10 Things to Know for Today
Your daily look at late-breaking news, upcoming events and the stories that will be talked about today:
1. WHAT'S NEXT FOR GOP HEALTH CARE BILL
Senators plan to vote on a Republican amendment repealing much of "Obamacare" and giving Congress two years to find a replacement, an initiative not expected to pass.
2. SENATE PANEL RESCINDS MANAFORT SUBPOENA
Trump's former campaign chairman agrees to turn over documents and to continue negotiating about setting up an interview with investigators.
3. CARDINAL PELL FACES AUSTRALIAN COURT ON SEX CHARGES
The senior Vatican official vows to fight the allegations that have rocked Rome and threatened the Pope Francis' image as a crusader against abusive clergy.
4. SCIENTISTS BUILD DNA FROM SCRATCH TO ALTER LIFE'S BLUEPRINT
A lab in New York is heading an international effort do to this in yeast, a stepping stone to tackling human DNA.
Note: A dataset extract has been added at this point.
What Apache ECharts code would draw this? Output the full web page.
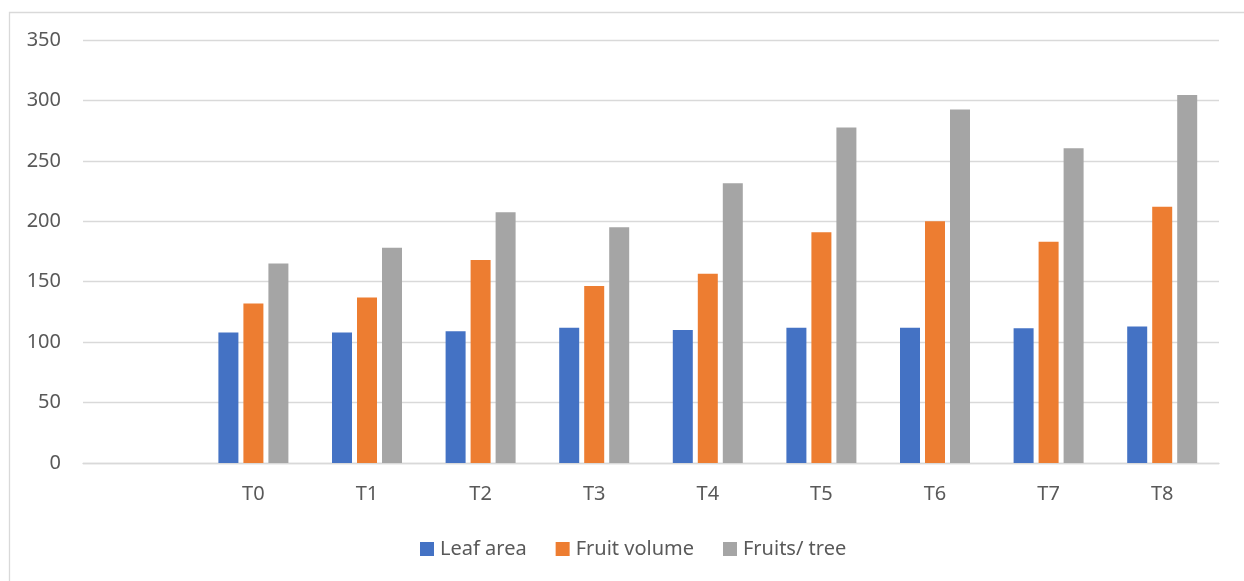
<!DOCTYPE html>
<html>
<head>
<meta charset="utf-8">
<script src="https://cdn.jsdelivr.net/npm/echarts@6/dist/echarts.min.js"></script>
<style>
  html, body { margin: 0; padding: 0; background: #ffffff; }
  #chart { width: 1244px; height: 581px; }
</style>
</head>
<body>
<div id="chart"></div>
<script>
// Treatments (the first slot is an empty category)
const categories = ['', 'T0', 'T1', 'T2', 'T3', 'T4', 'T5', 'T6', 'T7', 'T8'];
const leafArea = [null, 108, 108, 109, 112, 110, 112, 112, 111.5, 113];
const fruitVolume = [null, 132, 137, 168, 146.5, 156.5, 191, 200, 183, 212];
const fruitsPerTree = [null, 165, 178, 207.5, 195, 231.5, 277.5, 292.5, 260.5, 304.5];
const yTicks = { min: 0, max: 350, step: 50 };

const textColor = '#595959';
const gridColor = '#d9d9d9';
const fontFamily = '"Noto Sans", "Open Sans", sans-serif';

const chart = echarts.init(document.getElementById('chart'), null, { renderer: 'canvas' });

function barSeries(name, data, color) {
  return {
    name: name,
    type: 'bar',
    data: data,
    barWidth: 20,
    barGap: '25%',
    itemStyle: { color: color },
    emphasis: { disabled: true }
  };
}

chart.setOption({
  animation: false,
  backgroundColor: '#ffffff',
  textStyle: { fontFamily: fontFamily },
  graphic: [{
    type: 'rect',
    left: 7,
    top: 10,
    shape: { x: 0.5, y: 0.5, width: 1400, height: 700 },
    style: { fill: 'none', stroke: gridColor, lineWidth: 1.3 },
    silent: true,
    z: -1
  }],
  grid: { left: 83, right: 25, top: 40, bottom: 118, containLabel: false },
  legend: {
    left: 415,
    top: 534,
    itemWidth: 14,
    itemHeight: 14,
    itemGap: 29,
    icon: 'rect',
    selectedMode: false,
    textStyle: { color: textColor, fontSize: 20, fontFamily: fontFamily, padding: [0, 0, 0, 1] },
    data: ['Leaf area', 'Fruit volume', 'Fruits/ tree']
  },
  xAxis: {
    type: 'category',
    data: categories,
    axisLine: { show: true, lineStyle: { color: gridColor, width: 1.3 } },
    axisTick: { show: false },
    axisLabel: { color: textColor, fontSize: 20, margin: 21, fontFamily: fontFamily },
    splitLine: { show: false }
  },
  yAxis: {
    type: 'value',
    min: yTicks.min,
    max: yTicks.max,
    interval: yTicks.step,
    axisLine: { show: false },
    axisTick: { show: false },
    axisLabel: { color: textColor, fontSize: 20, margin: 22, fontFamily: fontFamily },
    splitLine: { lineStyle: { color: gridColor, width: 1.3 } }
  },
  series: [
    barSeries('Leaf area', leafArea, '#4472c4'),
    barSeries('Fruit volume', fruitVolume, '#ed7d31'),
    barSeries('Fruits/ tree', fruitsPerTree, '#a5a5a5')
  ]
});
</script>
</body>
</html>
5. FATHER: EX-MARINE FROM FLORIDA 'HAD A MISSION'
David Taylor, 25, believed so strongly in the war against the Islamic State group that he secretly traveled to Syria, where he was killed while fighting for a Kurdish militia group.
6. MUSLIM CLERIC: PROTESTS TO GO ON DESPITE ISRAELI CONCESSION
Ikrema Sabri says that worshippers would not return to a contested Jerusalem shrine until Israel removes the new railings and cameras it installed after a deadly attack there.
7. HOW US MUSLIMS VIEW AMERICA
A new survey finds they have experienced widespread suspicion about their faith since Trump's presidency, but also have received more support from individual Americans.
8. COMING SOON ... THE 'TEXTALYZER'
New York state is set to study the use of a device that would allow police to determine whether a motorist involved in a serious crash was texting while driving.
9. OHIO SET TO END 3-YEAR HIATUS WITH EXECUTION
Ronald Phillips, 43, was convicted for the 1993 rape and killing of Sheila Marie Evans, his girlfriend's 3-year-old daughter.
10. NCAA RULE ENDS TWO-A-DAY FOOTBALL PRACTICES
Officials are hoping the new policy reduces the head injuries that had become all too common in the preseason.